There’s a passage in the Salman Rushdie book The Ground Beneath Her Feet that talks about people who don’t belong to any one place and have to keep moving, and reading it was like feeling, oh, I’m not the only one.


It was a sad moment. It was one of the most beautiful moments of my life, but it was also a sad one. It was a selfish moment. I’ve talked elsewhere about there are times in your life… I’ll use the example of you’re standing alone in the desert, and you see the most incredible sunset you’ve ever seen and your first instinct is to turn to your left or right and say, “Wow, do you see that?” Okay, there’s no one there, what do you do? Next, where’s the camera? Look through the viewfinder and you realize you know, what you see through that little box is not what you’re experiencing. There comes this terrible moment when you realize well, this is for me. There is no sharing this."

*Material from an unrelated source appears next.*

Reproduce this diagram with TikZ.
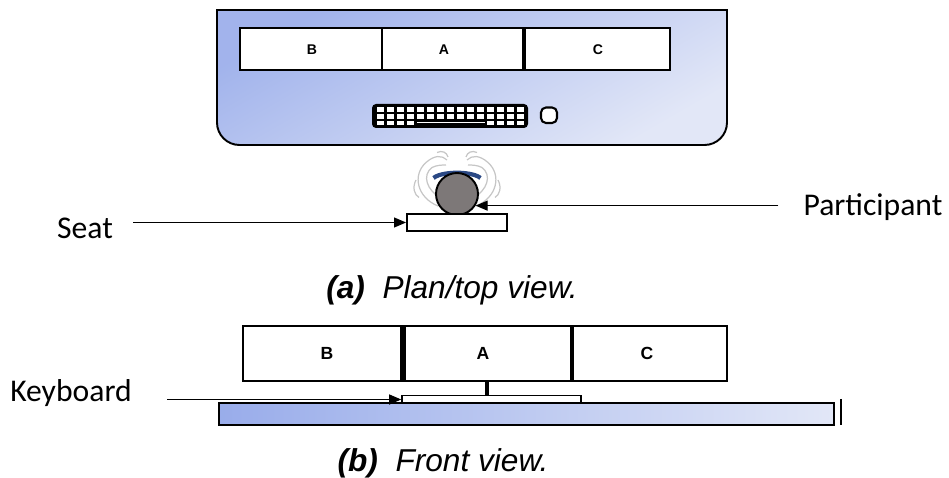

I find it almost painful to go back over the photos from Japan, Thailand, and Shanghai. Not so for previous adventures. That Japan time was so amazing and fragile. My first real trip abroad was to Europe when I was 20. I backpacked around for endless months, half of the time by myself. And I learned everything about my character. How far I'm willing to take chances, how long I can walk before tiring, how many artifacts I can suck up into memory (hint: a damn lot. Keep me away from museums if you want to hang out).

So I guess what I'm feeling lately is a yearning to find somewhere I really want to live forever, or for a good long time. But I'll sample the urban buffet first.